France has seen an exponential rise in antisemitic incidents since the attacks by the terrorist group Hamas on Jewish civilians took place a month ago in Israel, the AFP reports.
The figures were announced on Sunday by French Interior Minister Gérald Darmanin.
“The number of anti-Semitic acts has exploded,” he told France 2 television, adding that 486 people have been arrested for such offenses, including 102 foreigners.
France’s Jewish population is the largest in Europe and the third-biggest in the world, after Israel and the United States. The country has an estimated Jewish community of over 500,000.

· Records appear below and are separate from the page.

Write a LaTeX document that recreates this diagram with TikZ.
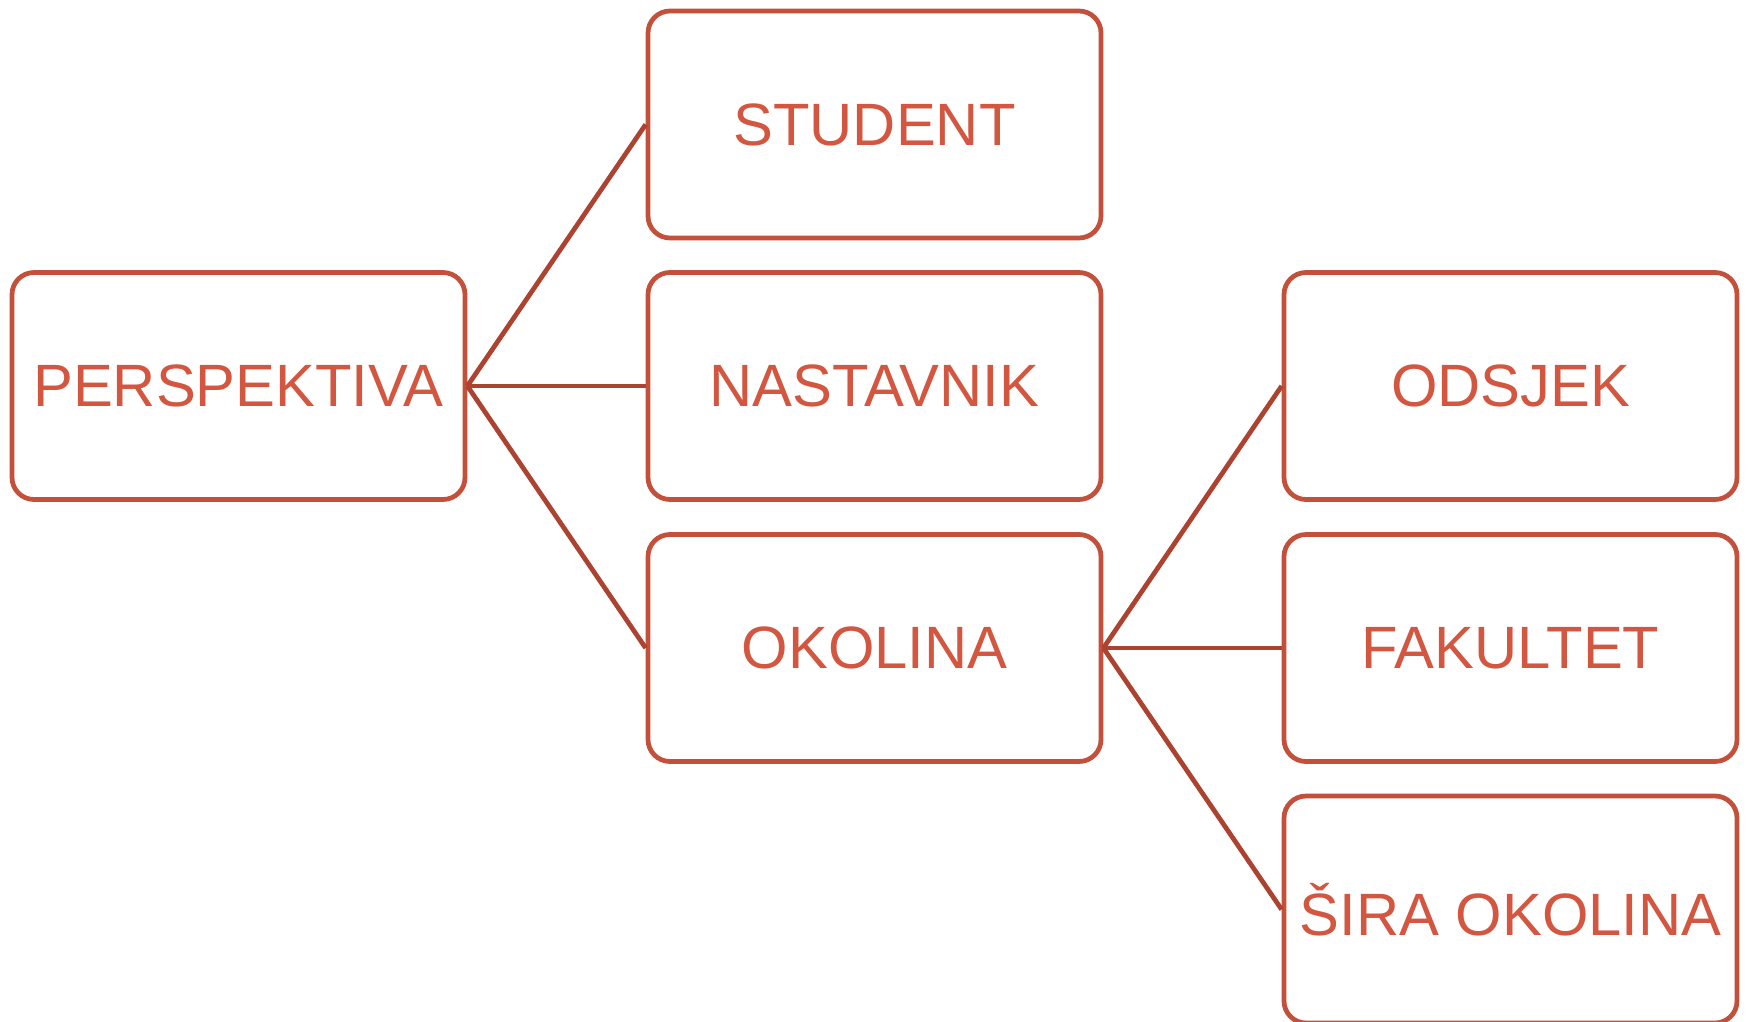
\documentclass[tikz,border=0pt]{standalone}
\usepackage{fontspec}
\setmainfont{Liberation Sans}
\usepackage{tikz}
\usetikzlibrary{arrows.meta, calc}
\definecolor{boxred}{RGB}{194,80,58}
\definecolor{textred}{RGB}{210,86,64}
\definecolor{linered}{RGB}{172,66,48}

\begin{document}
\begin{tikzpicture}
        \tikzset{BoxStyle/.style = {shape = rectangle, rounded corners = 0.22cm, draw = boxred, line width = 1.35pt, minimum width = 4.53cm, minimum height = 2.27cm, inner sep=0, text = textred, font = \fontsize{17}{20}\selectfont}}
    \useasboundingbox (0,0) rectangle (17.5,10.21);
    \node[BoxStyle] at (2.385,6.35) (persp) {PERSPEKTIVA};
    \node[BoxStyle] at (8.745,8.965) (student) {STUDENT};
    \node[BoxStyle] at (8.745,6.35) (nastavnik) {NASTAVNIK};
    \node[BoxStyle] at (8.745,3.73) (okolina) {OKOLINA};
    \node[BoxStyle] at (15.105,6.35) (odsjek) {ODSJEK};
    \node[BoxStyle] at (15.105,3.73) (fakultet) {FAKULTET};
    \node[BoxStyle] at (15.105,1.115) (sira) {ŠIRA OKOLINA};

    \path[draw,linered,line width=1.35pt]
        (persp.east) edge node {} (student.west)
        (persp.east) edge node {} (nastavnik.west)
        (persp.east) edge node {} (okolina.west)
        (okolina.east) edge node {} (odsjek.west)
        (okolina.east) edge node {} (fakultet.west)
        (okolina.east) edge node {} (sira.west)
        ;
\end{tikzpicture}
\end{document}
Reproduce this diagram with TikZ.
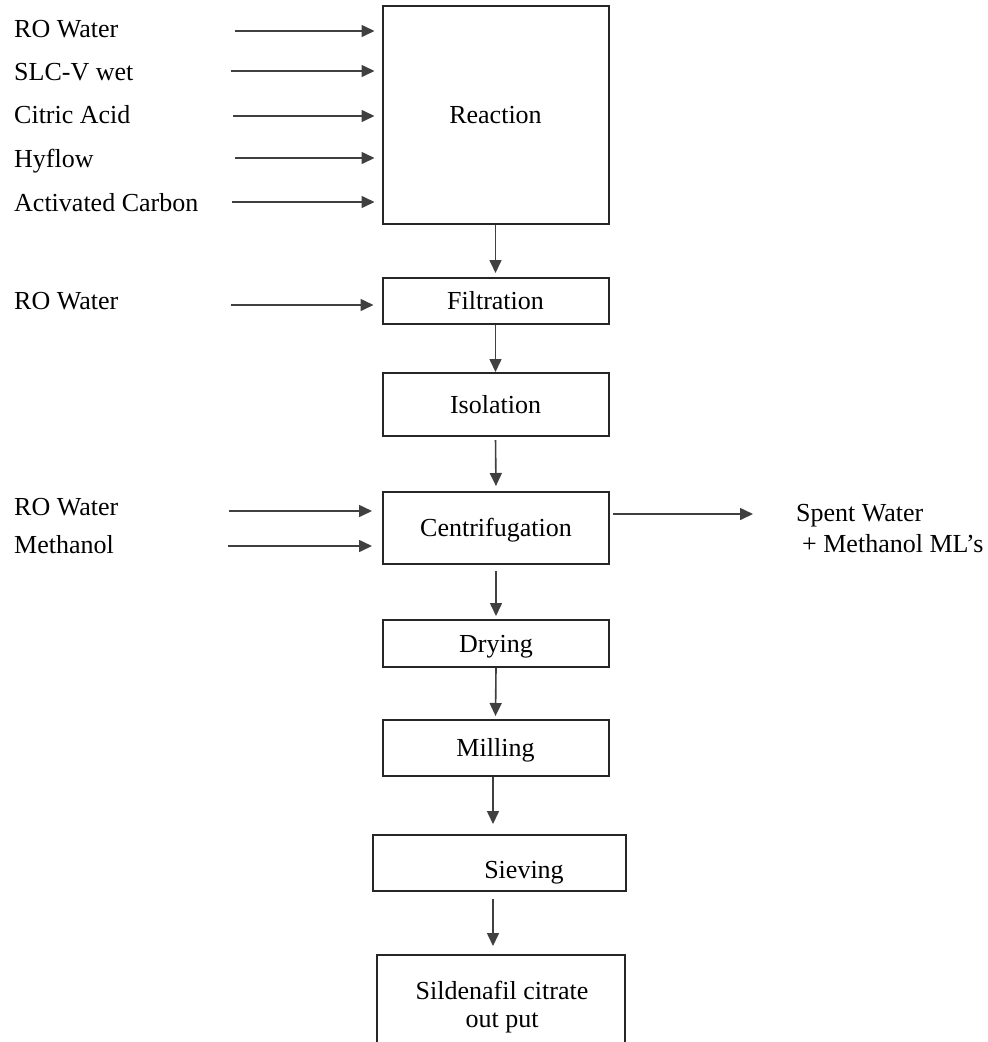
\documentclass[tikz,border=0pt]{standalone}
\usepackage{fontspec}
\setmainfont{Liberation Serif}
\usetikzlibrary{arrows.meta}
\begin{document}
\begin{tikzpicture}[x=1pt,y=-1pt,
  font=\fontsize{26}{31}\selectfont,
  box/.style={draw=black!85, line width=2pt, minimum width=226pt, inner sep=0pt, text height=17pt, text depth=0pt},
  lbl/.style={anchor=base west, inner sep=0pt},
  txt/.style={anchor=base, inner sep=0pt},
  arr/.style={draw=black!75, line width=1.6pt, -{Triangle[length=13pt,width=12pt]}}]
\useasboundingbox (0,0) rectangle (988,1042);
\clip (0,0) rectangle (988,1042);
\fill[white] (0,0) rectangle (988,1042);

% process boxes
\node[box, minimum height=218pt] (reaction) at (495.5,115) {Reaction};
\node[box, minimum height=46pt] (filtration) at (495.5,301) {Filtration};
\node[box, minimum height=63pt] (isolation) at (495.5,404.5) {Isolation};
\node[box, minimum height=72pt] (centrif) at (496,528) {Centrifugation};
\node[box, minimum height=47pt] (drying) at (496,643.5) {Drying};
\node[box, minimum height=56pt] (milling) at (495.5,748) {Milling};
\node[box, minimum width=253pt, minimum height=56pt] (sieving) at (499.5,863) {};
\node[txt] (sievtxt) at (524,878) {Sieving};
\node[box, minimum width=248pt, minimum height=130pt] (final) at (501,1020) {};
\node[txt] (fin1) at (502,999) {Sildenafil citrate};
\node[txt] (fin2) at (502,1027) {out put};

% input labels
\node[lbl] (l1) at (14,37) {RO Water};
\node[lbl] (l2) at (14,80) {SLC-V wet};
\node[lbl] (l3) at (14,123) {Citric Acid};
\node[lbl] (l4) at (14,167) {Hyflow};
\node[lbl] (l5) at (14,211) {Activated Carbon};
\node[lbl] (l6) at (14,309) {RO Water};
\node[lbl] (l7) at (14,515) {RO Water};
\node[lbl] (l8) at (14,553) {Methanol};
\node[lbl] (o1) at (796,521) {Spent Water};
\node[lbl] (o2) at (802,552) {+ Methanol ML’s};

% input arrow start points
\coordinate (a1) at (235,31);
\coordinate (a2) at (231,71);
\coordinate (a3) at (233,116);
\coordinate (a4) at (235,158);
\coordinate (a5) at (232,202);
\coordinate (a6) at (231,305);
\coordinate (a7) at (229,511);
\coordinate (a8) at (228,546);
\coordinate (outend) at (753,514);

\draw[arr, shorten >=7pt] (a1) -- (a1 -| reaction.west);
\draw[arr, shorten >=7pt] (a2) -- (a2 -| reaction.west);
\draw[arr, shorten >=7pt] (a3) -- (a3 -| reaction.west);
\draw[arr, shorten >=7pt] (a4) -- (a4 -| reaction.west);
\draw[arr, shorten >=7pt] (a5) -- (a5 -| reaction.west);
\draw[arr, shorten >=8pt] (a6) -- (a6 -| filtration.west);
\draw[arr, shorten >=10pt] (a7) -- (a7 -| centrif.west);
\draw[arr, shorten >=10pt] (a8) -- (a8 -| centrif.west);
\draw[arr, shorten <=3pt] (outend -| centrif.east) -- (outend);

% vertical flow
\draw[arr, shorten >=4pt] (reaction.south) -- (filtration.north);
\draw[arr, shorten >=0pt] (filtration.south) -- (isolation.north);
\draw[arr, shorten <=3pt, shorten >=5pt] (isolation.south) -- (centrif.north);
\draw[arr, shorten <=6pt, shorten >=3pt] (centrif.south) -- (drying.north);
\draw[arr, shorten >=3pt] (drying.south) -- (milling.north);
\draw[arr, shorten >=10pt] ([xshift=-2.5pt]milling.south) -- ([xshift=-2.5pt]milling.south |- sieving.north);
\draw[arr, shorten <=7pt, shorten >=8pt] ([xshift=-6.5pt]sieving.south) -- ([xshift=-6.5pt]sieving.south |- final.north);
\end{tikzpicture}
\end{document}
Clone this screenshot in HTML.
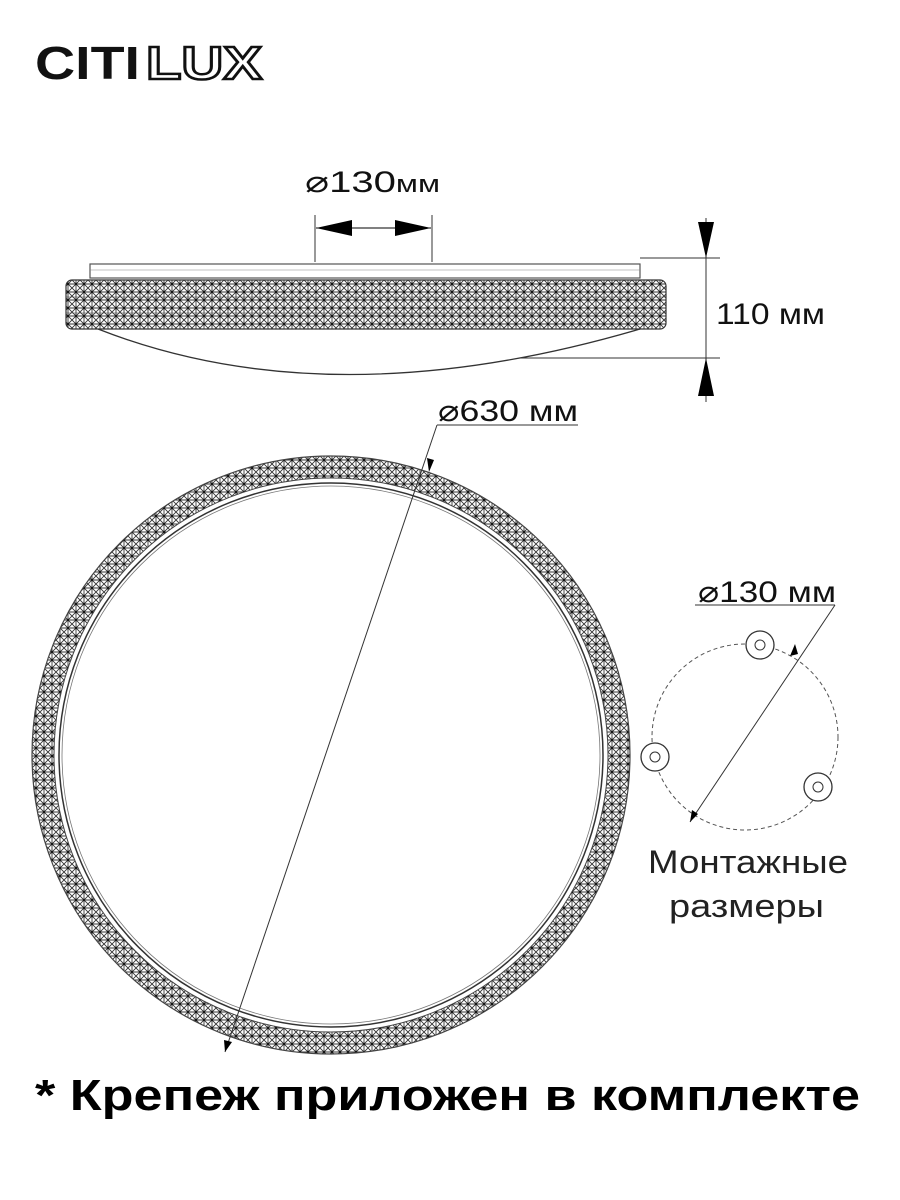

Paris police chief Laurent Nunez also said Sunday that there had been 257 anti-Semitic acts in the Paris region alone, with 90 arrests.
He added that the perpetrators did not have a common profile but rather ranged from “young kids who say very serious things” to people involved in the pro-Palestinian cause who had gone too far.
In Paris, prosecutors said the daubing of dozens of Stars of David on buildings around the city and its suburbs last week is already under investigation. The Union of Jewish Students of France said they were designed to mirror the way Jews were forced to wear the stars by the Nazi regime.
Socialist Party leader Olivier Faure called on Sunday for all political forces to mobilize against antisemitism.
In comments to Radio J, he suggested a demonstration in the next few days at Place de la Republique, a regular site for rallies in central Paris.
But his initiative immediately came under fire from politicians on the Left for his failure to maintain the cordon sanitaire against the far-right National Rally of Marine Le Pen and prohibit it from taking part.
In the central city of Lyon, prosecutors said they suspected that antisemitism may have been behind an attack this weekend on a young Jewish woman, who was stabbed in her home.
Police said they are treating the attack as attempted murder, but added that the woman’s life was not in danger and no arrest had been made.
Additionally, the mayor in the eastern city of Besançon on Sunday denounced what she described as a fresh wave of antisemitic graffiti there after a first set appeared on October 31st.
“We are witnessing an escalation of violence in the content of messages,” said Anne Vignot in a statement, noting that such acts could be prosecuted.
In Denmark, too, the Minister of Justice stated that the threat against Jews is on the rise.
In Sweden, anti-Israel protesters burned an Israeli flag while chanting “bomb Israel” outside of the synagogue in the city of Malmö.